(Entries)
[START]
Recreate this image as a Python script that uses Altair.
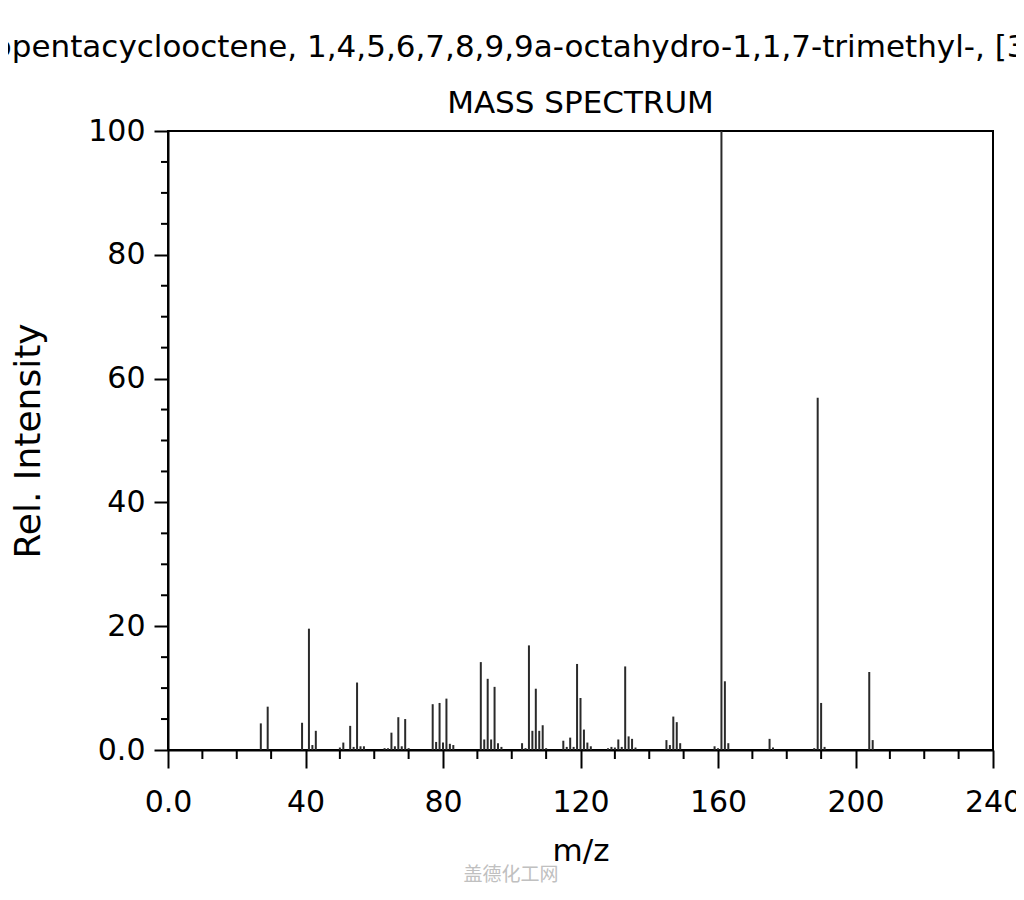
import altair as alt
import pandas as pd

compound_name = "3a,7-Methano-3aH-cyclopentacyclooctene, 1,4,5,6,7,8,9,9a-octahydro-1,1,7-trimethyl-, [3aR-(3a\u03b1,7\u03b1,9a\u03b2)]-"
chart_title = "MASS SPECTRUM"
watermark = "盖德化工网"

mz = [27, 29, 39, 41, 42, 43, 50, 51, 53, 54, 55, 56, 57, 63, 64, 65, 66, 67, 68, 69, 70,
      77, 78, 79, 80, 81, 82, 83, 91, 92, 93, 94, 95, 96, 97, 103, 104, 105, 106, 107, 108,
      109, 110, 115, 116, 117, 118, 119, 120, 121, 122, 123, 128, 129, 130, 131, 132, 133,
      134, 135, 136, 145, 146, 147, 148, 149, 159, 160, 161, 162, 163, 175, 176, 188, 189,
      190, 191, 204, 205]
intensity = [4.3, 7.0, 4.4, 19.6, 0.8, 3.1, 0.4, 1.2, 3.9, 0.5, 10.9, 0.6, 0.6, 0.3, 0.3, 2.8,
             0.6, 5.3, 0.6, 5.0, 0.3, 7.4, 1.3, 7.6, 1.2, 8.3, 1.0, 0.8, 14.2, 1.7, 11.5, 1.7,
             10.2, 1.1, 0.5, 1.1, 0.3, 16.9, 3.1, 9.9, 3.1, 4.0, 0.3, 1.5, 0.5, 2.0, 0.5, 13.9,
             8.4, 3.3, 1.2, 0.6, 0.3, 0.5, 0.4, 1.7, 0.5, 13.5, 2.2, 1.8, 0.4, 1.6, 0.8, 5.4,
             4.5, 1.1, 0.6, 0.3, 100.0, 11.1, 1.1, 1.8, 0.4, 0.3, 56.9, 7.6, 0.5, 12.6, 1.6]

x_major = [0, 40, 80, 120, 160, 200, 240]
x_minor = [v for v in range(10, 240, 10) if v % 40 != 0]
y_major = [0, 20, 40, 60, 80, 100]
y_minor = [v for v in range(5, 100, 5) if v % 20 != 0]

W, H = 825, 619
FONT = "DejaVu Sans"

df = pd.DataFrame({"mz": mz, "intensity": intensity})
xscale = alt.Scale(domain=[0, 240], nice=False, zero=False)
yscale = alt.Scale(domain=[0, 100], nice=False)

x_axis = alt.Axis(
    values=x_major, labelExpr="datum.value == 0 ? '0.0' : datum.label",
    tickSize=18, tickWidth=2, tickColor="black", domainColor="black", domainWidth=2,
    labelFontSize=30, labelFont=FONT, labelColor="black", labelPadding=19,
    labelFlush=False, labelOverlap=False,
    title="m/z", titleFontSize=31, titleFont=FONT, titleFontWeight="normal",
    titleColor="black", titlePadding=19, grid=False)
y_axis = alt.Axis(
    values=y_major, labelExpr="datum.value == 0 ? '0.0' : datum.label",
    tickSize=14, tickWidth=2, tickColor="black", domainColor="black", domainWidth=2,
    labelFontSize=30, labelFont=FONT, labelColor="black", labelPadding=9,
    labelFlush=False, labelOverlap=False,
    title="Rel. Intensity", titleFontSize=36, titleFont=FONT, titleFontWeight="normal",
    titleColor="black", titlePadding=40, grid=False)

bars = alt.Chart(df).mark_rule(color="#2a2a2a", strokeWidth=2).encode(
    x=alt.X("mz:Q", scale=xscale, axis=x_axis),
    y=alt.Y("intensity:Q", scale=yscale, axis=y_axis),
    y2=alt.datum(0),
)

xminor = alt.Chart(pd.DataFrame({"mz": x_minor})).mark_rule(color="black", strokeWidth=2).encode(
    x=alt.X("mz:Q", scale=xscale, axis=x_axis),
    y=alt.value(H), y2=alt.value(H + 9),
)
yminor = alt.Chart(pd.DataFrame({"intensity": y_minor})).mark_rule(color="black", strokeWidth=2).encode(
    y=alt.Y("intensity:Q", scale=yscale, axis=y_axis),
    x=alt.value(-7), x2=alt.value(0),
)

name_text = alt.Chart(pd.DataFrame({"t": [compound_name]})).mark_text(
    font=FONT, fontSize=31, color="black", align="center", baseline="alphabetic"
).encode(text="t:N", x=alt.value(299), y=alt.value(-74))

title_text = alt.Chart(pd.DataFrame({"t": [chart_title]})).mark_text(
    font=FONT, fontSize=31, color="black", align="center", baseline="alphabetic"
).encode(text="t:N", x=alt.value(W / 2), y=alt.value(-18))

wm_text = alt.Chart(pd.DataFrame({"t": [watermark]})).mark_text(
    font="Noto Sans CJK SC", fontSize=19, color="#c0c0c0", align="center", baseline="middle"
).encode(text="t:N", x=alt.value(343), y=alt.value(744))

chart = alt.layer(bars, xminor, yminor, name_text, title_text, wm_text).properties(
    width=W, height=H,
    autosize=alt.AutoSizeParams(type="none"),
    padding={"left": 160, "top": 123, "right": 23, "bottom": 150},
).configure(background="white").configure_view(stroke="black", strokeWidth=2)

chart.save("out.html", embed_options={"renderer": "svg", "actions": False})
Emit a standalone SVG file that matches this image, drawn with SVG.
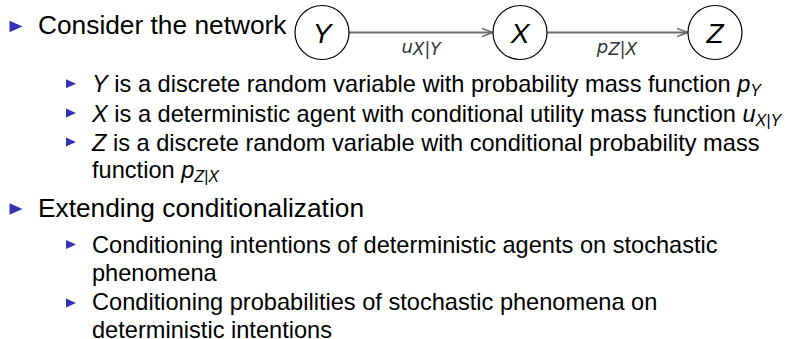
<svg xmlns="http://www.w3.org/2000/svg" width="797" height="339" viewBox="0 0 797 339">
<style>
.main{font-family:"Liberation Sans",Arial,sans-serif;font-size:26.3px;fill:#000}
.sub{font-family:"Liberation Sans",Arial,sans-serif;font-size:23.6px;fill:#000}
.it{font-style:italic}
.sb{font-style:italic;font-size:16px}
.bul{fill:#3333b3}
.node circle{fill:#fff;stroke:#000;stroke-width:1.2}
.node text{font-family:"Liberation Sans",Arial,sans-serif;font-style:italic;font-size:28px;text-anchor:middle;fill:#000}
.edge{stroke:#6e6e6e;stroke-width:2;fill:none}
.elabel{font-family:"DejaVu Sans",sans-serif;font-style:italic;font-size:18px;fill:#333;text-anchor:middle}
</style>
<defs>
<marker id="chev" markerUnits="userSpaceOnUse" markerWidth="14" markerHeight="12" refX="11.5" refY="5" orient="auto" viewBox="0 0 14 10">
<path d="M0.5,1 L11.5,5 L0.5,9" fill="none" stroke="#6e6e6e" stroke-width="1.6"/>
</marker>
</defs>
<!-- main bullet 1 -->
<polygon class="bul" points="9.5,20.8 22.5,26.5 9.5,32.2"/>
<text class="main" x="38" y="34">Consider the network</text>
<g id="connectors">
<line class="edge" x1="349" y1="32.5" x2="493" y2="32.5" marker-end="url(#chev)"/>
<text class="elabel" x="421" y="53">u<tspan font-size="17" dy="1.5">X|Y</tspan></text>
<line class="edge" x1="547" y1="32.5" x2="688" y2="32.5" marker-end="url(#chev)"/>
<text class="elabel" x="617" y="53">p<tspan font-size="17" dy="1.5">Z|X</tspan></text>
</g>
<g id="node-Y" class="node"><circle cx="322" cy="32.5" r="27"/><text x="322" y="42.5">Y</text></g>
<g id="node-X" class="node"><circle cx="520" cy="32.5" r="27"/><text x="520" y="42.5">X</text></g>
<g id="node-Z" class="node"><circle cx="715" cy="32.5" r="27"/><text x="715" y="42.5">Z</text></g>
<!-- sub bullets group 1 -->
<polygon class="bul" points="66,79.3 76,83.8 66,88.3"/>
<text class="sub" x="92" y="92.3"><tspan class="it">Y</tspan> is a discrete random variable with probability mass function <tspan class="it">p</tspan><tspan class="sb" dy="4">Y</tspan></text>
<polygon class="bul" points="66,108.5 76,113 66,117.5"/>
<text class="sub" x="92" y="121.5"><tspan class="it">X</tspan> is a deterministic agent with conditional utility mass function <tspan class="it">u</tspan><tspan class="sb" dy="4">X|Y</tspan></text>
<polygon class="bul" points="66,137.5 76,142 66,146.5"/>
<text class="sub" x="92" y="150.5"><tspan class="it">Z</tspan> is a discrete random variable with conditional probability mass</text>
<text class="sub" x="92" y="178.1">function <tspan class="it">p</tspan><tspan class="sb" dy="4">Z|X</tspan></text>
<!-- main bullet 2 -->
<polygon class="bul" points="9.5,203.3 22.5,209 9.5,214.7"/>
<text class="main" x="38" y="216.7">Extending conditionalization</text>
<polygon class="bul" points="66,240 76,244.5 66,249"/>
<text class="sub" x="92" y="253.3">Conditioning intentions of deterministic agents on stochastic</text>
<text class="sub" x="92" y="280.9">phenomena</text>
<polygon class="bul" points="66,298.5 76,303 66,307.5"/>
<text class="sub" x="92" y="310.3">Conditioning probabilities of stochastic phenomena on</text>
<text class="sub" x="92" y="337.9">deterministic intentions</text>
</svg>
[END]
Choose all lines containing the string "that" and copy them out.

(Result of the task)
Recreate this image as a Python script that uses Altair.
Emit a standalone SVG file that matches this image, drawn with SVG.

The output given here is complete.